Kılıçdaroğlu’nun başta İstanbul olmak üzere birçok kentte uyuşturucu kullanımının arttığını belirtip, içişler bakanını ve ona bağlı kurumları suçlarken bu kara paradan gelen gelirle cari açığını kapatmakla suçlarken Soylu’yu ‘Breaking Bad Süleyman” lakabıyla adlandırırken bende kalkıp, hava yoluyla kilometrelerce uzaklıktaki Brezilya’ya ve onun ünlü Rio karnavalını merak edip, araştırıyordum.

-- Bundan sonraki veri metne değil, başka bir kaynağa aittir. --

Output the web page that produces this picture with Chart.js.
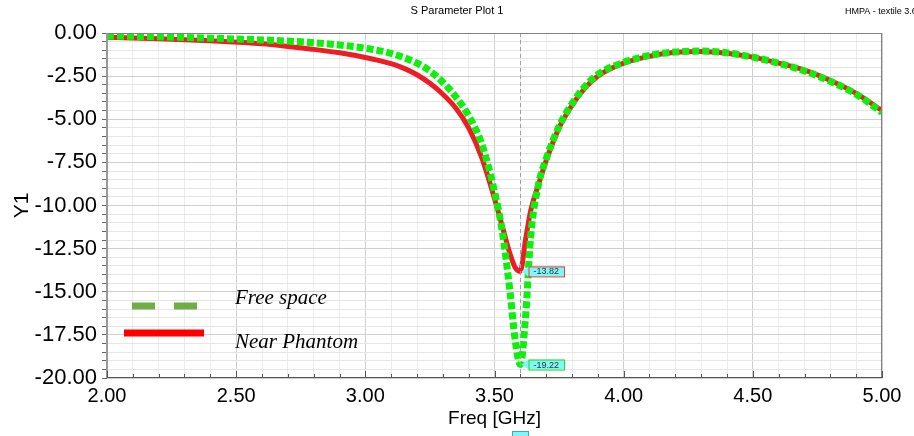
<!DOCTYPE html>
<html>
<head>
<meta charset="utf-8">
<script src="https://cdn.jsdelivr.net/npm/chart.js@4/dist/chart.umd.min.js"></script>
<style>
html,body{margin:0;padding:0;background:#fff;}
#wrap{position:relative;width:914px;height:436px;}
</style>
</head>
<body>
<div id="wrap"><canvas id="c" width="914" height="436"></canvas></div>
<script>
const freqGHz = [2.0, 2.2, 2.4, 2.6, 2.8, 2.9, 3.0, 3.1, 3.15, 3.2, 3.25, 3.3, 3.35, 3.4, 3.45, 3.5, 3.53, 3.56, 3.58, 3.6, 3.62, 3.64, 3.67, 3.7, 3.75, 3.8, 3.85, 3.9, 4.0, 4.1, 4.2, 4.3, 4.4, 4.5, 4.6, 4.7, 4.8, 4.9, 5.0];
const freeSpace = [-0.17, -0.22, -0.30, -0.40, -0.56, -0.70, -0.88, -1.18, -1.43, -1.75, -2.20, -2.85, -3.70, -4.80, -6.40, -9.20, -11.50, -15.00, -17.80, -19.22, -16.50, -11.80, -8.80, -7.30, -5.40, -4.10, -3.10, -2.40, -1.70, -1.30, -1.10, -1.05, -1.15, -1.40, -1.75, -2.20, -2.80, -3.55, -4.60];
const nearPhantom = [-0.25, -0.33, -0.45, -0.62, -0.95, -1.15, -1.42, -1.78, -2.05, -2.42, -2.92, -3.55, -4.35, -5.50, -7.20, -9.60, -11.20, -12.80, -13.60, -13.82, -12.00, -10.30, -8.80, -7.40, -5.50, -4.20, -3.20, -2.50, -1.75, -1.35, -1.12, -1.07, -1.17, -1.40, -1.75, -2.15, -2.75, -3.50, -4.50];
const seriesNames = ["Free space", "Near Phantom"];
const markerFreq = 3.6;
const markerValues = [-19.22, -13.82];
const xTickLabels = ["2.00", "2.50", "3.00", "3.50", "4.00", "4.50", "5.00"];
const yTickLabels = ["0.00", "-2.50", "-5.00", "-7.50", "-10.00", "-12.50", "-15.00", "-17.50", "-20.00"];
const chartTitle = "S Parameter Plot 1";
const projectLabel = "HMPA - textile 3.6gl";

const toPts = (ys) => freqGHz.map((f, i) => ({x: f, y: ys[i]}));
const near = (v, step) => Math.abs(v / step - Math.round(v / step)) < 1e-6;

const overlay = {
  id: 'overlay',
  afterDatasetsDraw(chart) {
    const ctx = chart.ctx, xs = chart.scales.x, ys = chart.scales.y, ca = chart.chartArea;
    ctx.save();
    const mx = Math.round(xs.getPixelForValue(markerFreq)) + 0.5;
    ctx.strokeStyle = '#a0a0a0'; ctx.lineWidth = 1; ctx.setLineDash([4, 3]);
    ctx.beginPath(); ctx.moveTo(mx, ca.top); ctx.lineTo(mx, ca.bottom); ctx.stroke();
    ctx.setLineDash([]);
    const borders = ['#22dd22', '#e83a3a'];
    ctx.font = '9px "Liberation Sans", Arial, sans-serif';
    markerValues.forEach((v, i) => {
      const py = ys.getPixelForValue(v);
      const txt = v.toFixed(2);
      const w = ctx.measureText(txt).width + 10;
      const bx = mx + 8, by = py - 5, bh = 10;
      ctx.fillStyle = '#7ff7f7';
      ctx.beginPath();
      ctx.moveTo(mx + 1, py);
      ctx.lineTo(bx, by);
      ctx.lineTo(bx + w, by);
      ctx.lineTo(bx + w, by + bh);
      ctx.lineTo(bx, by + bh);
      ctx.closePath();
      ctx.fill();
      ctx.strokeStyle = borders[i]; ctx.lineWidth = 1;
      ctx.strokeRect(bx + 0.5, by + 0.5, w, bh);
      ctx.fillStyle = '#303030'; ctx.textBaseline = 'middle'; ctx.textAlign = 'left';
      ctx.fillText(txt, bx + 5, by + bh / 2 + 0.5);
    });
    ctx.fillStyle = '#7ff7f7'; ctx.fillRect(mx - 8, 431, 16, 6);
    ctx.strokeStyle = '#4aa'; ctx.strokeRect(mx - 8, 431.5, 16, 6);
    // legend
    ctx.lineWidth = 7; ctx.strokeStyle = '#70ad47'; ctx.lineCap = 'butt';
    ctx.beginPath(); ctx.moveTo(132, 306); ctx.lineTo(155, 306); ctx.moveTo(174, 306); ctx.lineTo(197, 306); ctx.stroke();
    ctx.strokeStyle = '#ff0000';
    ctx.beginPath(); ctx.moveTo(124, 333); ctx.lineTo(204, 333); ctx.stroke();
    ctx.fillStyle = '#000';
    ctx.font = 'italic 21px "Liberation Serif", "Times New Roman", serif';
    ctx.textAlign = 'left'; ctx.textBaseline = 'middle';
    ctx.fillText(seriesNames[0], 235, 298);
    ctx.fillText(seriesNames[1], 235, 342);
    // titles
    ctx.font = '11px "Liberation Sans", Arial, sans-serif';
    ctx.textAlign = 'center'; ctx.fillStyle = '#000';
    ctx.fillText(chartTitle, 457, 11);
    ctx.font = '9px "Liberation Sans", Arial, sans-serif';
    ctx.textAlign = 'left';
    ctx.fillText(projectLabel, 845, 12);
    // frame
    ctx.strokeStyle = '#808080'; ctx.lineWidth = 1;
    ctx.strokeRect(ca.left + 0.5, ca.top + 0.5, ca.right - ca.left - 1, ca.bottom - ca.top - 1);
    ctx.strokeStyle = '#999'; ctx.lineWidth = 2;
    ctx.beginPath(); ctx.moveTo(ca.left, ca.top); ctx.lineTo(ca.left, ca.bottom); ctx.stroke();
    ctx.strokeStyle = '#555'; ctx.lineWidth = 1;
    ctx.beginPath(); ctx.moveTo(ca.left, ca.bottom - 0.5); ctx.lineTo(ca.right, ca.bottom - 0.5); ctx.stroke();
    for (let k = 0; k <= 30; k++) {
      const f = 2 + k * 0.1;
      const px = Math.round(xs.getPixelForValue(f)) + 0.5;
      const len = (k % 5 === 0) ? 7 : 4;
      ctx.beginPath(); ctx.moveTo(px, ca.bottom); ctx.lineTo(px, ca.bottom - len); ctx.stroke();
    }
    ctx.restore();
  }
};

new Chart(document.getElementById('c'), {
  type: 'line',
  data: {
    datasets: [
      {
        label: seriesNames[0], data: toPts(freeSpace),
        borderColor: '#0cf00c', borderWidth: 7, borderDash: [7, 3],
        pointRadius: 0, cubicInterpolationMode: 'monotone', fill: false, order: 0
      },
      {
        label: seriesNames[1], data: toPts(nearPhantom),
        borderColor: '#ee1c24', borderWidth: 5,
        pointRadius: 0, cubicInterpolationMode: 'monotone', fill: false, order: 1
      }
    ]
  },
  options: {
    responsive: false, animation: false,
    layout: {padding: {top: 33, right: 32, left: 0, bottom: 0}},
    plugins: {legend: {display: false}, tooltip: {enabled: false}, title: {display: false}},
    scales: {
      x: {
        type: 'linear', min: 2, max: 5,
        afterBuildTicks: (s) => { s.ticks = []; for (let k = 0; k <= 30; k++) s.ticks.push({value: +(2 + k * 0.1).toFixed(1)}); },
        afterFit: (s) => { s.height = 58; },
        border: {display: false},
        grid: {
          drawTicks: false,
          color: (c) => near(c.tick.value, 0.5) ? '#cfcfcf' : '#ebebeb',
          lineWidth: 1
        },
        ticks: {
          autoSkip: false, maxRotation: 0, padding: 6, color: '#000',
          font: {family: '"Liberation Sans Narrow", "Liberation Sans", Arial, sans-serif', size: 20},
          callback: (v) => near(v, 0.5) ? xTickLabels[Math.round((v - 2) / 0.5)] : ''
        },
        title: {
          display: true, text: 'Freq [GHz]', color: '#000',
          font: {family: '"Liberation Sans Narrow", "Liberation Sans", Arial, sans-serif', size: 19},
          padding: {top: 0, bottom: 6}
        }
      },
      y: {
        type: 'linear', min: -20, max: 0,
        afterBuildTicks: (s) => { s.ticks = []; for (let k = 0; k <= 40; k++) s.ticks.push({value: -k * 0.5}); },
        afterFit: (s) => { s.width = 107; },
        border: {display: false},
        grid: {
          drawTicks: true, tickLength: 5,
          color: (c) => near(c.tick.value, 2.5) ? '#cfcfcf' : '#e6e6e6',
          tickColor: '#666',
          lineWidth: 1
        },
        ticks: {
          autoSkip: false, padding: 5, color: '#000',
          font: {family: '"Liberation Sans", Arial, sans-serif', size: 22},
          callback: (v) => near(v, 2.5) ? yTickLabels[Math.round(-v / 2.5)] : ''
        },
        title: {
          display: true, text: 'Y1', color: '#000',
          font: {family: '"Liberation Sans", Arial, sans-serif', size: 21},
          padding: {top: 10, bottom: 0}
        }
      }
    }
  },
  plugins: [overlay]
});
</script>
</body>
</html>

Ve Brezilya’da başkanlık seçimlerinde Luiz Inacio Lula da Silva’nın galip ilan edilmesi üzerinden 17 saatten fazla süre geçmesine karşın, Brezilya lideri Jair Bolsonaro hala yenilgiyi kabul etmediği Aşırı sağcı siyasetçinin, başlıca solcu rakibine karşı kaybetmesinin ardından uyduğunu ve tüm dünyanın onun uyanmasını ve seçim sonuçlarını kabul edip etmeyeceğini merak ettiğini de görüyordum.
Ülkemiz gibi Askeri darbelerle ünlü olduğunda öğrendiğim Brezilya’nın ünlü Rio festivalinden kendimi alamayıp, yazımın içine ekleyeceğim en güzel fotoyu seçmeye çalışırken Soylu’yu twitter’aa eleştirdiği için savcılığın CHP’nin genel başkanı ve milletvekilleri hakkında ‘Kamu görevlisine hakaret’ diyerek dokunulmazlıklarını kaldırmasını istediği haberi gelirken bir polisin hem de Soylu’nun başında bulunduğu içişlerine bağlı bir kamu görevlisinin ağır eleştiride bulunduğu gerekçesiyle tutuklandığını öğreniyordum.
Neyse ‘Ardahan’dan Brezilya’ya nasıl gidilir?’ diye düşünüp, Rio’lu ülkeye gidemeyeceğini anlayıp, içinde kala kaldığım ülkenin iç sorunlarını yazdığımı anlayıp, frene basarken daha önceki bir yazımda dile getirdiğim ve sen, bu yazıyı okuyan dahil vatandaşın gidip, bir tane günlük gazete almadığı ülkede ki gazete tirajının bir hayli düştüğünü bu kez ulusal tvler, nasıl bir mesaj atsam, başıma bir iş gelmezse denen sanal haberler veriyordu.
Ve bu kez gazete almayanlara değil, o gazetelere korkudan haber yorum yazamayan meslektaşlarıma üzülürken Brezilya’nım diğer bir simgesi olan ve seçimleri kayıp eden iktidarın yapılaşmaya açtığı Amazon ormanlarının ağaçlarının da içinde olduğu onca ağacın Ardahan’ın, memleketimin sarı çamları gibi ne diye satılmayan gazetelerin kâğıdı için kesilip, doğrandığını da sorgulayıp, bu gidişle başımıza iş açacak diye korktuğum yazılarımdan bir yenisini bitirip, suya, sabuna, hatta iktidara dokunmayan bugünün yorumuna son veriyordum.